Marcus Lemonis has filed a counter lawsuit against Phil Tadros, accusing the Bow Truss founder of hiding financial details about the company as Lemonis negotiated to buy the coffee shop chain. The lawsuit comes as Tadros has put the original Bow Truss location in Lakeview—and the space the formerly housed Bunny, The Microbakery and the original Budlong Hot Chicken—up for lease. The new lawsuit, filed on Feb. 17, also accused Tadros of misappropriating money Lemonis loaned to Bow Truss for purposes other that those stipulated in their purchase agreement.

The gloves came off fast in this lawsuit thanks to some pointed language:

“Bow & Truss—having failed to run a successful business and having failed to fraudulently induce ML Foods to bail it out—now seeks to blame everyone but itself for its own mismanagement,” the lawsuit stated.

Last month, Tadros filed a $26 million lawsuit against Lemonis, the star of CNBC’s The Profit. Tadros accused Lemonis of making public statements to devalue Bow Truss so he could buy the company at a reduced price. He also claimed Lemonis wanted to weaken Bow Truss as he prepared to bring in a California-based coffee chain to Chicago.

Tadros is no stranger to lawsuits, as he’s embroiled in a case against Jared Leonard over the rights to the Budlong name. Bow Truss has been bleeding money for months, as Tadros has closed all but a handful of his more-profitable locations downtown. Before closing, he allegedly stopped paying his employees and covering their health care. That led to a walkout, and those ex-employees are gearing up for a class-action lawsuit against Tadros.

The lawsuit maintains that the money Lemonis loaned was supposed to be spent on facility improvements and payments made to landlords. Instead, Tadros allegedly paid off his own personal debts instead of the company’s, according to the lawsuit. Lemonis also claimed that Tadros falsely described assets that belonged to Bow Truss to make the company look more attractive to potential buyers. Instead, those assets belonged to his web design firm, Doejo.

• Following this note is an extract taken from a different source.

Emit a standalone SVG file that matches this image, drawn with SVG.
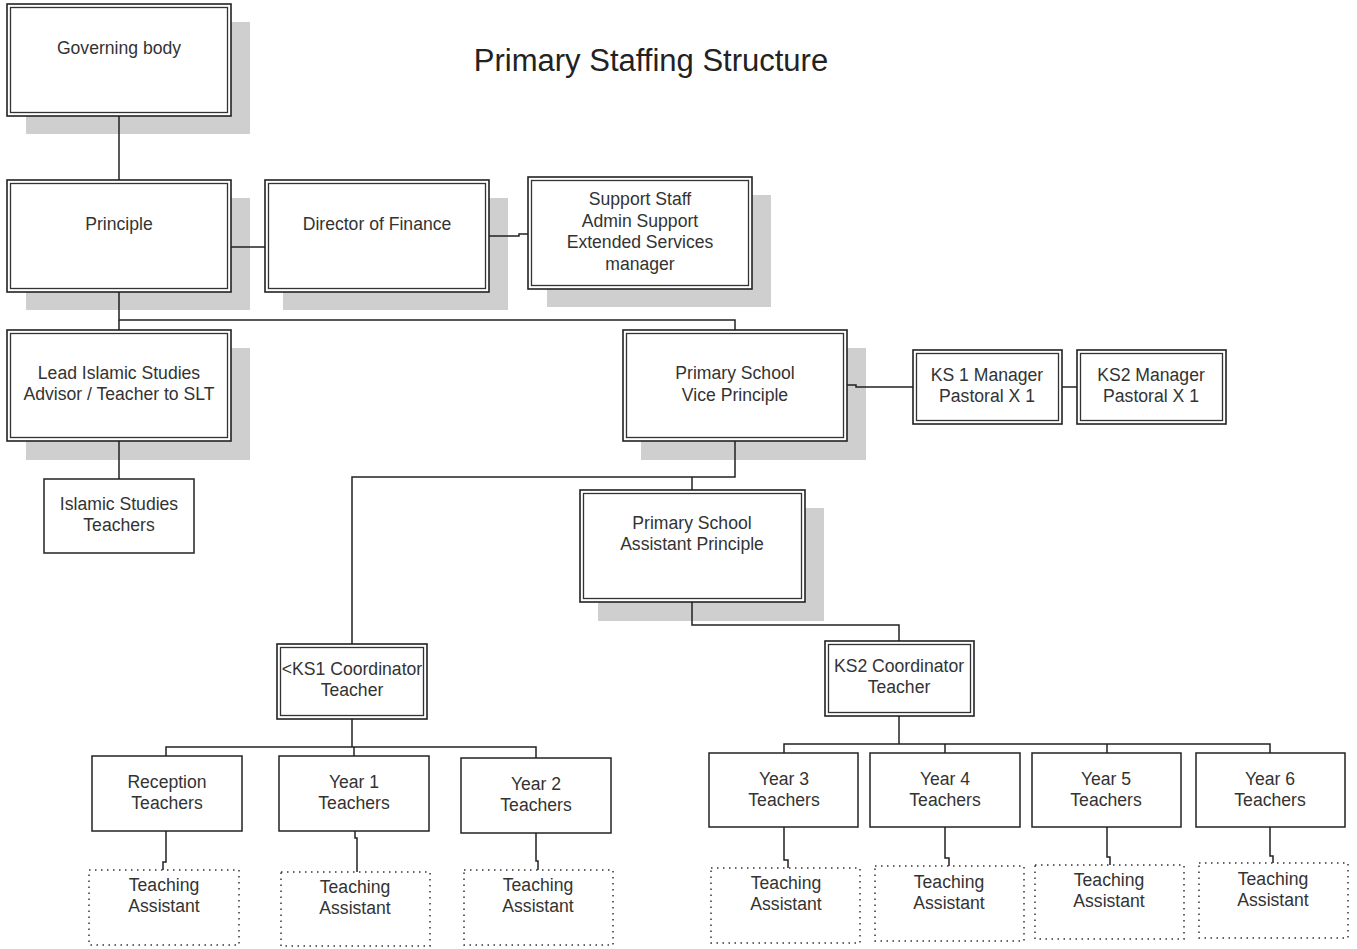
<svg xmlns="http://www.w3.org/2000/svg" width="1357" height="949" viewBox="0 0 1357 949">
<style>
.sh{fill:#cfcfcf}
.o{fill:#fff;stroke:#222;stroke-width:1.6}
.i{fill:none;stroke:#333;stroke-width:1.3}
.s{fill:#fff;stroke:#222;stroke-width:1.5}
.d{fill:#fff;stroke:#333;stroke-width:1.5;stroke-dasharray:1.5 4.5}
.t{font-family:"Liberation Sans",Arial,sans-serif;font-size:17.6px;fill:#333;text-anchor:middle}
.title{font-family:"Liberation Sans",Arial,sans-serif;font-size:31px;fill:#222;text-anchor:middle}
.c{fill:none;stroke:#222;stroke-width:1.5}
</style>
<rect width="1357" height="949" fill="#fff"/>
<text class="title" x="651" y="71">Primary Staffing Structure</text>

<g id="governing-body">
<rect class="sh" x="26" y="22" width="224" height="112"/>
<rect class="o" x="7" y="4" width="224" height="112"/>
<rect class="i" x="10.5" y="7.5" width="217" height="105"/>
<text class="t" x="119" y="54">Governing body</text>
</g>

<g id="principle">
<rect class="sh" x="26" y="198" width="224" height="112"/>
<rect class="o" x="7" y="180" width="224" height="112"/>
<rect class="i" x="10.5" y="183.5" width="217" height="105"/>
<text class="t" x="119" y="230">Principle</text>
</g>

<g id="director-finance">
<rect class="sh" x="283" y="198" width="225" height="112"/>
<rect class="o" x="265" y="180" width="224" height="112"/>
<rect class="i" x="268.5" y="183.5" width="217" height="105"/>
<text class="t" x="377" y="230">Director of Finance</text>
</g>

<g id="support-staff">
<rect class="sh" x="547" y="195" width="224" height="112"/>
<rect class="o" x="528" y="177" width="224" height="112"/>
<rect class="i" x="531.5" y="180.5" width="217" height="105"/>
<text class="t" x="640" y="205">Support Staff</text>
<text class="t" x="640" y="227">Admin Support</text>
<text class="t" x="640" y="248">Extended Services</text>
<text class="t" x="640" y="270">manager</text>
</g>

<g id="lead-islamic">
<rect class="sh" x="26" y="348" width="224" height="112"/>
<rect class="o" x="7" y="330" width="224" height="111"/>
<rect class="i" x="10.5" y="333.5" width="217" height="104"/>
<text class="t" x="119" y="379">Lead Islamic Studies</text>
<text class="t" x="119" y="400">Advisor / Teacher to SLT</text>
</g>

<g id="islamic-teachers">
<rect class="s" x="44" y="479" width="150" height="74"/>
<text class="t" x="119" y="510">Islamic Studies</text>
<text class="t" x="119" y="531">Teachers</text>
</g>

<g id="vice-principle">
<rect class="sh" x="641" y="348" width="225" height="112"/>
<rect class="o" x="623" y="330" width="224" height="111"/>
<rect class="i" x="626.5" y="333.5" width="217" height="104"/>
<text class="t" x="735" y="379">Primary School</text>
<text class="t" x="735" y="401">Vice Principle</text>
</g>

<g id="ks1-manager">
<rect class="o" x="913" y="350" width="149" height="74"/>
<rect class="i" x="916.5" y="353.5" width="142" height="67"/>
<text class="t" x="987" y="381">KS 1 Manager</text>
<text class="t" x="987" y="402">Pastoral X 1</text>
</g>

<g id="ks2-manager">
<rect class="o" x="1077" y="350" width="149" height="74"/>
<rect class="i" x="1080.5" y="353.5" width="142" height="67"/>
<text class="t" x="1151" y="381">KS2 Manager</text>
<text class="t" x="1151" y="402">Pastoral X 1</text>
</g>

<g id="assistant-principle">
<rect class="sh" x="598" y="508" width="226" height="113"/>
<rect class="o" x="580" y="490" width="225" height="112"/>
<rect class="i" x="583.5" y="493.5" width="218" height="105"/>
<text class="t" x="692" y="529">Primary School</text>
<text class="t" x="692" y="550">Assistant Principle</text>
</g>

<g id="ks1-coordinator">
<rect class="o" x="277" y="644" width="150" height="75"/>
<rect class="i" x="280.5" y="647.5" width="143" height="68"/>
<text class="t" x="352" y="675">&lt;KS1 Coordinator</text>
<text class="t" x="352" y="696">Teacher</text>
</g>

<g id="ks2-coordinator">
<rect class="o" x="825" y="641" width="149" height="75"/>
<rect class="i" x="828.5" y="644.5" width="142" height="68"/>
<text class="t" x="899" y="672">KS2 Coordinator</text>
<text class="t" x="899" y="693">Teacher</text>
</g>

<g id="reception">
<rect class="s" x="92" y="756" width="150" height="75"/>
<text class="t" x="167" y="788">Reception</text>
<text class="t" x="167" y="809">Teachers</text>
</g>
<g id="year1">
<rect class="s" x="279" y="756" width="150" height="75"/>
<text class="t" x="354" y="788">Year 1</text>
<text class="t" x="354" y="809">Teachers</text>
</g>
<g id="year2">
<rect class="s" x="461" y="758" width="150" height="75"/>
<text class="t" x="536" y="790">Year 2</text>
<text class="t" x="536" y="811">Teachers</text>
</g>
<g id="year3">
<rect class="s" x="709" y="753" width="149" height="74"/>
<text class="t" x="784" y="785">Year 3</text>
<text class="t" x="784" y="806">Teachers</text>
</g>
<g id="year4">
<rect class="s" x="870" y="753" width="150" height="74"/>
<text class="t" x="945" y="785">Year 4</text>
<text class="t" x="945" y="806">Teachers</text>
</g>
<g id="year5">
<rect class="s" x="1032" y="753" width="149" height="74"/>
<text class="t" x="1106" y="785">Year 5</text>
<text class="t" x="1106" y="806">Teachers</text>
</g>
<g id="year6">
<rect class="s" x="1196" y="753" width="149" height="74"/>
<text class="t" x="1270" y="785">Year 6</text>
<text class="t" x="1270" y="806">Teachers</text>
</g>

<g id="ta-reception">
<rect class="d" x="89" y="870" width="150" height="75"/>
<text class="t" x="164" y="891">Teaching</text>
<text class="t" x="164" y="912">Assistant</text>
</g>
<g id="ta-year1">
<rect class="d" x="281" y="872" width="149" height="74"/>
<text class="t" x="355" y="893">Teaching</text>
<text class="t" x="355" y="914">Assistant</text>
</g>
<g id="ta-year2">
<rect class="d" x="464" y="870" width="149" height="75"/>
<text class="t" x="538" y="891">Teaching</text>
<text class="t" x="538" y="912">Assistant</text>
</g>
<g id="ta-year3">
<rect class="d" x="711" y="868" width="149" height="75"/>
<text class="t" x="786" y="889">Teaching</text>
<text class="t" x="786" y="910">Assistant</text>
</g>
<g id="ta-year4">
<rect class="d" x="875" y="866" width="149" height="75"/>
<text class="t" x="949" y="888">Teaching</text>
<text class="t" x="949" y="909">Assistant</text>
</g>
<g id="ta-year5">
<rect class="d" x="1035" y="865" width="149" height="74"/>
<text class="t" x="1109" y="886">Teaching</text>
<text class="t" x="1109" y="907">Assistant</text>
</g>
<g id="ta-year6">
<rect class="d" x="1199" y="863" width="149" height="75"/>
<text class="t" x="1273" y="885">Teaching</text>
<text class="t" x="1273" y="906">Assistant</text>
</g>

<g id="connectors">
<path class="c" d="M119 116V180"/>
<path class="c" d="M231 247H265"/>
<path class="c" d="M489 236H519V234H528"/>
<path class="c" d="M119 292V320H735V330"/>
<path class="c" d="M119 320V330"/>
<path class="c" d="M119 441V479"/>
<path class="c" d="M847 385H856V387H913"/>
<path class="c" d="M1062 387H1077"/>
<path class="c" d="M735 441V477H352V644"/>
<path class="c" d="M692 477V490"/>
<path class="c" d="M692 602V625H899V641"/>
<path class="c" d="M352 719V747"/>
<path class="c" d="M166 756V747H536V758"/>
<path class="c" d="M354 747V756"/>
<path class="c" d="M899 716V744"/>
<path class="c" d="M784 753V744H1270V753"/>
<path class="c" d="M945 744V753"/>
<path class="c" d="M1107 744V753"/>
<path class="c" d="M166 831V862H163V870"/>
<path class="c" d="M355 831V838H357V872"/>
<path class="c" d="M536 833V861H538V870"/>
<path class="c" d="M784 827V860H788V868"/>
<path class="c" d="M945 827V858H949V866"/>
<path class="c" d="M1107 827V857H1110V865"/>
<path class="c" d="M1270 827V856H1273V863"/>
</g>
</svg>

The broken deal with Lemonis, a $3.25 million agreement to buy Bow Truss, was to help save the company. Without the money, Bow Truss is left rudderless and its future is very much in question. Lemonis’ legal team reiterates those arguments in their lawsuit. It seeks to recoup the $97,394 Lemonis loaned Bow Truss, as well as more than $40,000 in damages. That would eat away at the $162,000 break-up fee that the letter of intent mandates Lemonis to pay now that the purchase has deteriorated. The lawsuit seeks to dissolve the LOI.

Crain’s first reported Lemonis’ lawsuit, and in its report, they detail more lawsuits filed against Tadros.